Вступление разбито на короткие эпизоды, отделенные один от другого кинематографическими затемнениями: Медея в исполнении Гуны Зарини корчится на сцене, обращаясь к невидимым собеседникам – ее внутренняя боль обретает здесь почти акробатическое воплощение. Подобные экзерсисы присутствуют во всех спектаклях Наставшева: в показанной год назад на "Платформе" постановке "Мальчики пахнут апельсинами" герои забирались на шаткий шкаф, в "Митиной любви", первой премьере режиссера на сцене "Гоголь-центра", — зависали на утыканной металлическими штырями стене, в последующем "Страхе" — взбирались на пирамиду из пластиковых кресел. На этот раз в их распоряжении лишь два стула да собственные тела – декорации здесь скорее световые. Но, оказывается, что и такими минимальными средствами можно создать ощущение предельного физического и эмоционального напряжения – усаживаясь с ногами на стул, прячась под него, балансируя на нем на самом краю сцены, Медея словно мается, брошенная всеми и готовая броситься в пропасть.
Но на смену этому ощущению отчаянного бессилия первой части спектакля приходит вдруг осознание всей мощи этой женщины, стоит появиться на сцене ее обидчикам — второй стул поочередно занимают то царь Креонт (Вячеслав Гилинов), то Ясон (Михаил Тройник), объясняющие Медее, что измена была вынужденной – брак по расчету обеспечит безбедное будущее ее детям – и предлагающие ей уйти по-хорошему оттуда, где ей больше нет места. Она отвечает криком – уже не безмолвным – и делом. Медея Наставшего – волшебница в прямом смысле этого слова, а значащееся в программке спектакля предупреждение о "неожиданных звуковых эффектах" вполне уместно. Креонт от ее взгляда замирает будто парализованный, Вестник (Александр Горчилин), передающий послание флажками, не может управлять собственными руками, Ясон падает навзничь, стоит ей взмахнуть головой, искры и впрямь летят во все стороны – неведомая, демоническая сила сбрасывает с потолка тяжелые прожекторы, которые со стуком ударяются об пол в полуметре от сидящих в первом ряду зрителей.
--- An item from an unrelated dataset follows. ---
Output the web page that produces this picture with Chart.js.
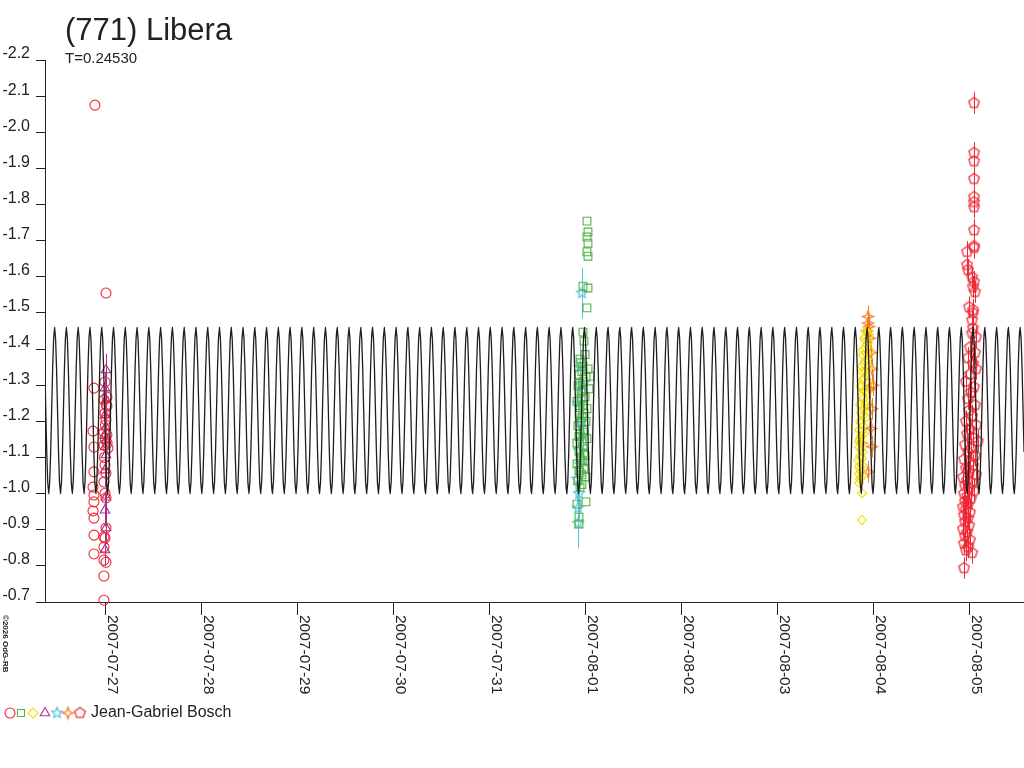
<!DOCTYPE html>
<html>
<head>
<meta charset="utf-8">
<script src="https://cdn.jsdelivr.net/npm/chart.js@4/dist/chart.umd.min.js"></script>
<style>
  html, body { margin: 0; padding: 0; background: #fff; }
  canvas { display: block; }
</style>
</head>
<body>
<canvas id="lc" width="1024" height="768"></canvas>
<script>
// (771) Libera - lightcurve, time in days after 2007-07-27 0h UT, magnitudes reduced
const title = '(771) Libera';
const periodLabel = 'T=0.24530';
const observer = 'Jean-Gabriel Bosch';
const copyright = '\u00a92026 OdG-RB';

const dateLabels = ['2007-07-27', '2007-07-28', '2007-07-29', '2007-07-30', '2007-07-31',
                    '2007-08-01', '2007-08-02', '2007-08-03', '2007-08-04', '2007-08-05'];
const dateDays = [0, 1, 2, 3, 4, 5, 6, 7, 8, 9];
const xRange = [-0.635, 9.5625];
const yRange = [-2.2, -0.7];

// fitted curve: one period, repeated with T
const T = 0.24530;
const curveEpoch = 1.0594;
const curveProfile = [-1.460, -1.429, -1.345, -1.230, -1.115, -1.031, -1.000, -1.031, -1.115, -1.230, -1.345, -1.429,
                      -1.460, -1.429, -1.345, -1.230, -1.115, -1.031, -1.000, -1.031, -1.115, -1.230, -1.345, -1.429];

// [day, mag]
const circles = [
  [-0.115, -2.075], [-0.125, -1.292], [-0.135, -1.173], [-0.125, -1.129], [-0.125, -1.060], [-0.135, -1.018],
  [-0.125, -0.996], [-0.125, -0.977], [-0.135, -0.952], [-0.125, -0.932], [-0.125, -0.885], [-0.125, -0.833],
  [0, -1.555], [-0.010, -1.309], [0.010, -1.267], [-0.021, -1.259], [0.010, -1.242], [-0.010, -1.223],
  [0, -1.204], [-0.021, -1.170], [0.010, -1.162], [-0.010, -1.154], [-0.021, -1.134], [0.021, -1.126],
  [-0.010, -1.079], [0, -1.057], [-0.021, -1.032], [-0.010, -1.001], [0, -0.988], [0, -0.905],
  [-0.021, -0.880], [-0.010, -0.877], [-0.021, -0.852], [-0.021, -0.816], [0, -0.810], [-0.021, -0.772],
  [-0.021, -0.705], [0.005, -1.245], [-0.005, -1.190], [0.012, -1.140], [-0.015, -1.100]
];
const triangles = [
  [0, -1.342], [-0.010, -1.292], [0, -1.259], [-0.010, -1.217], [0, -1.184], [-0.010, -1.160],
  [0, -1.148], [-0.010, -1.129], [0, -1.107], [-0.010, -1.065], [0, -0.990], [-0.010, -0.954],
  [0, -0.905], [-0.010, -0.844]
];
const squares = [
  [5.010, -1.754], [5.021, -1.724], [5.010, -1.710], [5.021, -1.693], [5.010, -1.669], [5.021, -1.657],
  [4.969, -1.574], [5.021, -1.569], [5.010, -1.514], [4.969, -1.447], [4.979, -1.422],
  [4.990, -1.385], [4.948, -1.362], [5.021, -1.345], [4.927, -1.330], [5.042, -1.325], [5.0, -1.322],
  [4.969, -1.310], [4.917, -1.298], [5.031, -1.290], [4.948, -1.280], [4.990, -1.268], [4.906, -1.255],
  [4.969, -1.245], [5.010, -1.235], [4.927, -1.222], [4.958, -1.210], [5.0, -1.200], [4.917, -1.188],
  [4.979, -1.176], [4.938, -1.165], [5.010, -1.152], [4.906, -1.140], [4.969, -1.130], [4.927, -1.118],
  [4.990, -1.105], [4.948, -1.093], [4.906, -1.082], [4.979, -1.070], [4.938, -1.058], [5.0, -1.046],
  [4.917, -1.035], [4.958, -1.025], [4.938, -1.018], [4.906, -0.971], [5.0, -0.977], [4.927, -0.935],
  [4.927, -0.916], [4.938, -1.372], [4.969, -1.352], [4.958, -1.338], [4.938, -1.305], [4.969, -1.285],
  [4.948, -1.262], [4.938, -1.238], [4.979, -1.222], [4.948, -1.196], [4.969, -1.170], [4.927, -1.158],
  [4.958, -1.145], [4.979, -1.112], [4.938, -1.100], [4.969, -1.088], [4.927, -1.064], [4.958, -1.052]
];
const stars = [
  [4.958, -1.555], [4.938, -1.350], [4.958, -1.300], [4.917, -1.250], [4.948, -1.200], [4.969, -1.160],
  [4.927, -1.120], [4.938, -1.080], [4.906, -1.040], [4.927, -1.000], [4.917, -0.960], [4.917, -0.918]
];
const diamonds = [
  [7.917, -1.450], [7.948, -1.440], [7.896, -1.428], [7.938, -1.418], [7.906, -1.405], [7.958, -1.395],
  [7.885, -1.383], [7.927, -1.372], [7.896, -1.360], [7.948, -1.350], [7.875, -1.338], [7.917, -1.326],
  [7.885, -1.315], [7.938, -1.305], [7.865, -1.293], [7.906, -1.282], [7.875, -1.270], [7.927, -1.258],
  [7.854, -1.246], [7.896, -1.235], [7.865, -1.224], [7.917, -1.212], [7.854, -1.200], [7.885, -1.188],
  [7.844, -1.176], [7.896, -1.165], [7.854, -1.152], [7.875, -1.140], [7.844, -1.128], [7.885, -1.116],
  [7.854, -1.104], [7.833, -1.092], [7.875, -1.080], [7.854, -1.068], [7.844, -1.055], [7.865, -1.045],
  [7.875, -1.001], [7.875, -0.927], [7.927, -1.445], [7.906, -1.432], [7.927, -1.412], [7.885, -1.398],
  [7.917, -1.388], [7.906, -1.366], [7.875, -1.352], [7.906, -1.340], [7.896, -1.320], [7.865, -1.300],
  [7.896, -1.288], [7.885, -1.262], [7.906, -1.248], [7.875, -1.232], [7.885, -1.215], [7.865, -1.195],
  [7.875, -1.172], [7.865, -1.160], [7.844, -1.146], [7.865, -1.122], [7.875, -1.098], [7.844, -1.075],
  [7.865, -1.060], [7.854, -1.040], [7.844, -1.030]
];
const stars4 = [
  [7.938, -1.490], [7.938, -1.472], [7.948, -1.462], [7.927, -1.450], [7.958, -1.430], [7.969, -1.390],
  [7.979, -1.345], [7.958, -1.290], [7.979, -1.235], [7.969, -1.180], [7.979, -1.130], [7.938, -1.060],
  [7.875, -1.140], [7.990, -1.300]
];
const pentagons = [
  [9.042, -2.081], [9.042, -1.943], [9.042, -1.920], [9.042, -1.871], [9.042, -1.821], [9.042, -1.807],
  [9.042, -1.793], [9.042, -1.729], [9.042, -1.685], [9.042, -1.680], [8.969, -1.669], [8.969, -1.633],
  [8.979, -1.619], [9.021, -1.599], [9.042, -1.586], [9.031, -1.572], [9.052, -1.558], [8.990, -1.516],
  [9.031, -1.508], [9.031, -1.500], [9.021, -1.480], [9.031, -1.458], [9.021, -1.444], [9.063, -1.433],
  [9.0, -1.405], [9.052, -1.390], [8.979, -1.375], [9.031, -1.360], [9.063, -1.345], [9.0, -1.330],
  [8.958, -1.310], [9.042, -1.295], [9.010, -1.280], [8.979, -1.262], [9.052, -1.245], [8.990, -1.230],
  [9.021, -1.215], [8.958, -1.200], [9.063, -1.190], [9.0, -1.178], [8.969, -1.165], [9.031, -1.155],
  [9.083, -1.145], [8.948, -1.135], [9.010, -1.125], [8.979, -1.115], [9.052, -1.105], [8.938, -1.095],
  [9.0, -1.088], [9.031, -1.078], [8.958, -1.070], [8.990, -1.060], [9.063, -1.052], [8.927, -1.045],
  [8.969, -1.037], [9.021, -1.030], [8.948, -1.022], [8.990, -1.015], [9.042, -1.008], [8.938, -1.000],
  [8.969, -0.993], [9.010, -0.986], [8.948, -0.978], [8.979, -0.970], [8.927, -0.963], [8.958, -0.955],
  [9.0, -0.948], [8.938, -0.940], [8.979, -0.932], [8.948, -0.922], [8.990, -0.912], [8.927, -0.902],
  [8.969, -0.893], [8.948, -0.882], [9.0, -0.872], [8.938, -0.862], [8.979, -0.852], [8.958, -0.843],
  [9.021, -0.836], [8.938, -0.794]
];
const offPlot = [[3.010, -0.685]];

// error bars (mag) per series
const errTriangles = 0.045;
const errStars = 0.07;
const errStars4 = 0.03;
const errPentagons = 0.03;

const colRed = '#ee2a36';
const colGreen = '#52b443';
const colYellow = '#f5e100';
const colPurple = '#a4308e';
const colCyan = '#55c4df';
const colOrange = '#f27a22';
const colCurve = '#1e1e1e';

function polyMarker(kind, color, r) {
  const s = Math.ceil(r * 2 + 4);
  const c = document.createElement('canvas');
  c.width = s; c.height = s;
  const g = c.getContext('2d');
  const cx = s / 2, cy = s / 2;
  const n = kind === 'pent' ? 5 : (kind === 'star' ? 10 : 8);
  g.beginPath();
  for (let i = 0; i < n; i++) {
    const a = -Math.PI / 2 + i * 2 * Math.PI / n;
    let rr = r;
    if (kind === 'star' && i % 2) rr = r * 0.45;
    if (kind === 'star4' && i % 2) rr = r * 0.38;
    const px = cx + rr * Math.cos(a), py = cy + rr * Math.sin(a);
    if (i === 0) g.moveTo(px, py); else g.lineTo(px, py);
  }
  g.closePath();
  g.strokeStyle = color;
  g.lineWidth = 1.3;
  g.stroke();
  return c;
}

const starImg = polyMarker('star', colCyan, 5.5);
const star4Img = polyMarker('star4', colOrange, 5.5);
const pentImg = polyMarker('pent', colRed, 5.5);

function toXY(arr) { return arr.map(p => ({ x: p[0], y: p[1] })); }

function buildCurve() {
  const step = T / curveProfile.length;
  const pts = [];
  let n = Math.floor((xRange[0] - curveEpoch) / step);
  for (; ; n++) {
    const t = curveEpoch + n * step;
    if (t > xRange[1] + step) break;
    const k = ((n % curveProfile.length) + curveProfile.length) % curveProfile.length;
    pts.push({ x: t, y: curveProfile[k] });
  }
  return pts;
}

function markerSet(label, data, style, color, radius, err) {
  return {
    label: label,
    data: toXY(data),
    pointStyle: style,
    pointRadius: radius,
    pointHoverRadius: radius,
    borderColor: color,
    backgroundColor: 'rgba(0,0,0,0)',
    pointBorderWidth: 1.1,
    showLine: false,
    clip: false,
    err: err || 0
  };
}

const errorBars = {
  id: 'errorBars',
  beforeDatasetsDraw(chart) {
    const ctx = chart.ctx;
    const xs = chart.scales.x, ys = chart.scales.y;
    chart.data.datasets.forEach(ds => {
      if (!ds.err) return;
      ctx.save();
      ctx.strokeStyle = ds.borderColor;
      ctx.lineWidth = 1;
      ds.data.forEach(p => {
        const px = Math.round(xs.getPixelForValue(p.x)) + 0.5;
        ctx.beginPath();
        ctx.moveTo(px, ys.getPixelForValue(p.y - ds.err));
        ctx.lineTo(px, ys.getPixelForValue(p.y + ds.err));
        ctx.stroke();
      });
      ctx.restore();
    });
  }
};

const decorations = {
  id: 'decorations',
  afterDraw(chart) {
    const ctx = chart.ctx;
    const xs = chart.scales.x;
    ctx.save();
    ctx.fillStyle = '#222';
    // title
    ctx.textAlign = 'left';
    ctx.textBaseline = 'alphabetic';
    ctx.font = '31px "Liberation Sans", Arial, sans-serif';
    ctx.fillText(title, 65, 40);
    ctx.font = '15px "Liberation Sans", Arial, sans-serif';
    ctx.fillText(periodLabel, 65, 63);

    // date labels, reading downwards
    ctx.font = '15.5px "Liberation Sans", Arial, sans-serif';
    ctx.textBaseline = 'middle';
    dateDays.forEach((d, i) => {
      const px = xs.getPixelForValue(d);
      ctx.save();
      ctx.translate(px + 6, 615);
      ctx.rotate(Math.PI / 2);
      ctx.fillText(dateLabels[i], 0, 0);
      ctx.restore();
    });

    // copyright
    ctx.save();
    ctx.font = 'bold 8px "Liberation Sans", Arial, sans-serif';
    ctx.translate(5, 615);
    ctx.rotate(Math.PI / 2);
    ctx.fillText(copyright, 0, 0);
    ctx.restore();

    // observer legend
    const ly = 713;
    const draw = (style, color, r, x) => {
      if (typeof style === 'string') {
        ctx.strokeStyle = color;
        ctx.fillStyle = 'rgba(0,0,0,0)';
        ctx.lineWidth = 1.1;
        Chart.helpers.drawPoint(ctx, { pointStyle: style, radius: r, borderWidth: 1.1 }, x, ly);
      } else {
        ctx.drawImage(style, x - style.width / 2, ly - style.height / 2);
      }
    };
    draw('circle', colRed, 5, 10);
    draw('rect', colGreen, 5, 21);
    draw('rectRot', colYellow, 5, 33);
    draw('triangle', colPurple, 5.5, 45);
    draw(starImg, colCyan, 5, 57);
    draw(star4Img, colOrange, 5, 68);
    draw(pentImg, colRed, 5, 80);
    ctx.fillStyle = '#222';
    ctx.font = '16px "Liberation Sans", Arial, sans-serif';
    ctx.textBaseline = 'middle';
    ctx.fillText(observer, 91, ly);
    ctx.restore();
  }
};

const curveSet = {
  label: 'fit',
  data: buildCurve(),
  showLine: true,
  borderColor: colCurve,
  borderWidth: 1.3,
  pointRadius: 0,
  pointHoverRadius: 0,
  tension: 0.001,
  fill: false
};

new Chart(document.getElementById('lc'), {
  type: 'scatter',
  data: {
    datasets: [
      curveSet,
      markerSet('circles', circles, 'circle', colRed, 5),
      markerSet('triangles', triangles, 'triangle', colPurple, 5.5, errTriangles),
      markerSet('squares', squares, 'rect', colGreen, 5.5),
      markerSet('stars', stars, starImg, colCyan, 5, errStars),
      markerSet('diamonds', diamonds, 'rectRot', colYellow, 4.5),
      markerSet('stars4', stars4, star4Img, colOrange, 5, errStars4),
      markerSet('pentagons', pentagons, pentImg, colRed, 5, errPentagons),
      markerSet('other', offPlot, 'circle', '#555', 3)
    ]
  },
  options: {
    responsive: false,
    animation: false,
    devicePixelRatio: 1,
    layout: { autoPadding: false, padding: { top: 60, right: 0, left: 0, bottom: 0 } },
    plugins: { legend: { display: false }, tooltip: { enabled: false }, title: { display: false } },
    scales: {
      x: {
        type: 'linear',
        min: xRange[0],
        max: xRange[1],
        afterBuildTicks: s => { s.ticks = dateDays.map(v => ({ value: v })); },
        afterFit: s => { s.height = 166; },
        ticks: { display: false },
        grid: { drawOnChartArea: false, drawTicks: true, tickLength: 13, color: '#222', lineWidth: 1 },
        border: { display: true, color: '#222', width: 1 }
      },
      y: {
        type: 'linear',
        reverse: true,
        min: yRange[0],
        max: yRange[1],
        afterFit: s => { s.width = 45; },
        ticks: {
          stepSize: 0.1,
          color: '#222',
          padding: 6,
          labelOffset: -6,
          font: { family: '"Liberation Sans", Arial, sans-serif', size: 16 },
          callback: v => Number(v).toFixed(1)
        },
        grid: { drawOnChartArea: false, drawTicks: true, tickLength: 9, color: '#222', lineWidth: 1 },
        border: { display: true, color: '#222', width: 1 }
      }
    }
  },
  plugins: [errorBars, decorations]
});
</script>
</body>
</html>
Но даже с учетом всех "фокусов" и почти иллюзионистских трюков, призванных наглядно продемонстрировать противостояние сверхчеловека и простых людей, история о мужской измене и мести обиженной женщины, понятная во все времена, так и грозится остаться любовной драмой. И еще одним спектаклем Наставшева о невозможной – в силу низменных человеческих страстей и страхов – любви. "Медея" и об этом тоже, но для того, чтобы перевести конфликт спектакля из горизонтальной плоскости людских отношений в вертикальную плоскость отношений с высшими силами, характеризующую конфликт любой трагедии, недостаточно экстрасенсорных способностей. Убийство детей, показанное с холодной простотой, рождает ситуацию, решение которой уже не во власти простых смертных. Свет на сцене меняется с белого на почти кроваво-красный, герои – Ясон и Медея – садятся не напротив друг друга, а рядом, лицом к залу. Их разговор отныне не будет диалогом двоих, а станет молитвой, обращенной наверх. Никто не заговорит более и о земном суде — убитый горем отец-Ясон требует у богов покарать Медею, мать, лишившую жизни собственных сыновей. А она в ответ смеется: "Кто слышит тебя из богов? Ты – клятвопреступник".